The Commonwealth of Virginia is an at-will employment state. What that means is that without a written contract specifying the terms of employment and the conditions under which an employee may be terminated, an employer can dismiss the worker without cause. This is obviously a tremendous benefit to the management of a Virginia business that finds itself in a position where it has an unproductive employee, or needs to reduce staffing levels, or just wants to change its employee mix.
Even in an at-will employment state, like Virginia, businesses should to adopt practices that make their decisions to terminate, demote, or pass over for promotion defensible in court actions. The following are some guidelines to help businesses avoid labor-related litigation.
Include a Disclaimer in Letters of Engagement
In the Commonwealth of Virginia, letters of engagement are usually not considered contracts as long as they only state the terms of employment: salary, bonuses, holidays, sick time accruals, et cetera. However, if there is any wording that discusses conditions upon which an employee could be terminated or a length of employment, a letter of engagement could act as a contract. To avoid this, Virginia business attorneys will usually include specific language that clarifies that there are no set terms of employment and that the employer may terminate the employee without cause.

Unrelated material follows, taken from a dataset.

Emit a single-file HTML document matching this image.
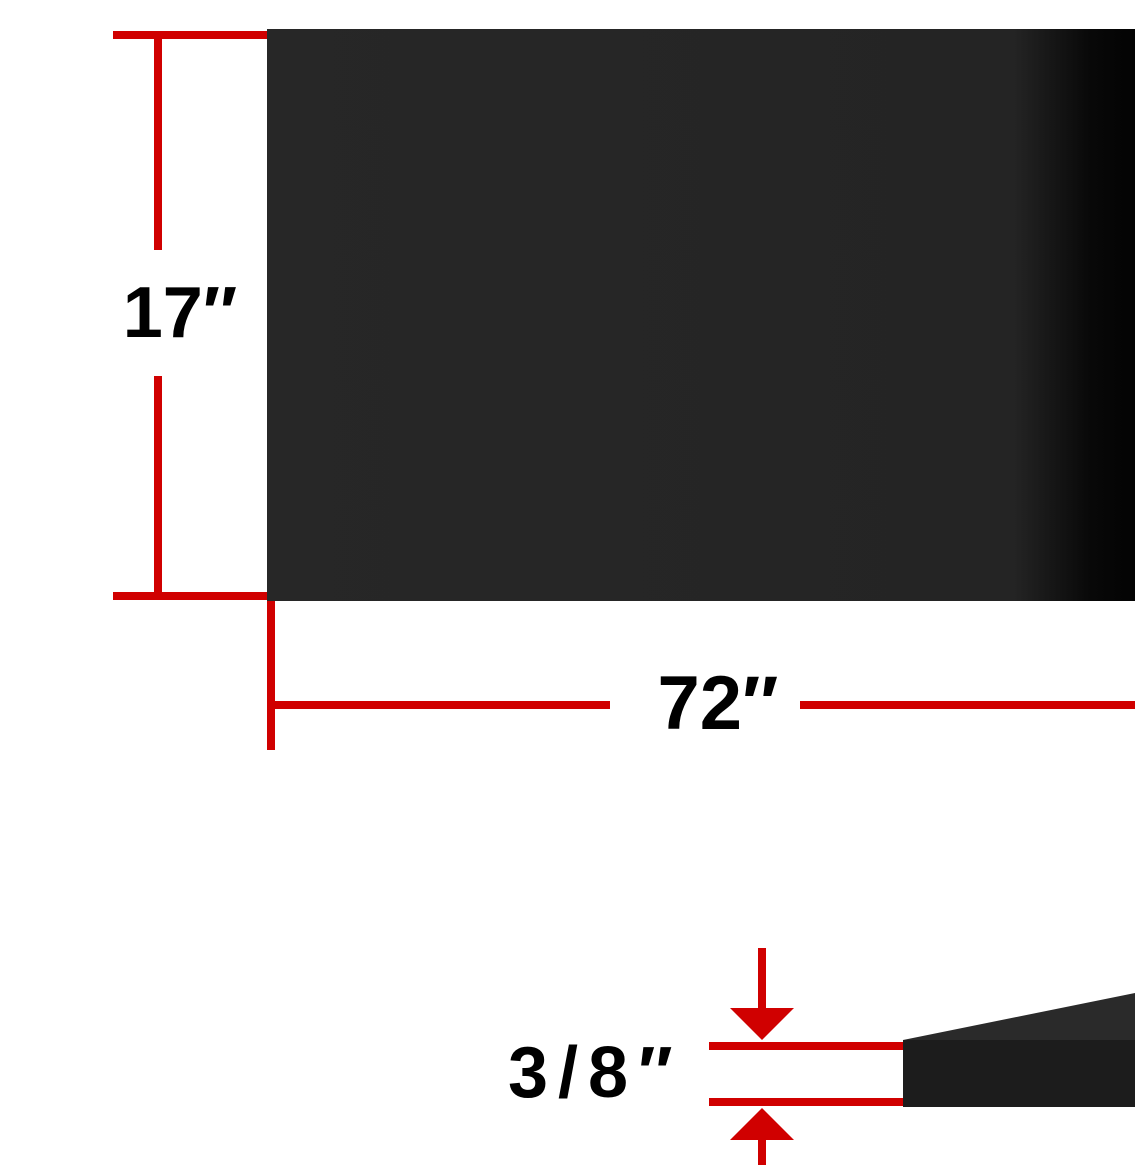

Adhere to a System of Evaluation
Creating and maintaining a standard evaluation system for employees is one of the ways that a business can show that decisions to terminate, discipline, promote, or demote are based strictly on work performance. In the event that the management of a Virginia business is accused of discriminatory practices, it can point to performance records to justify its choices.
Familiarize Management With Applicable Labor Laws
The following are a few of the laws that affect employers/employees in the Commonwealth of Virginia:
– National Labor Relations Act
– Fair Labor Standards Act (FLSA)
– Americans With Disabilities Act
– Title VII (Civil Rights Act amended in 1991)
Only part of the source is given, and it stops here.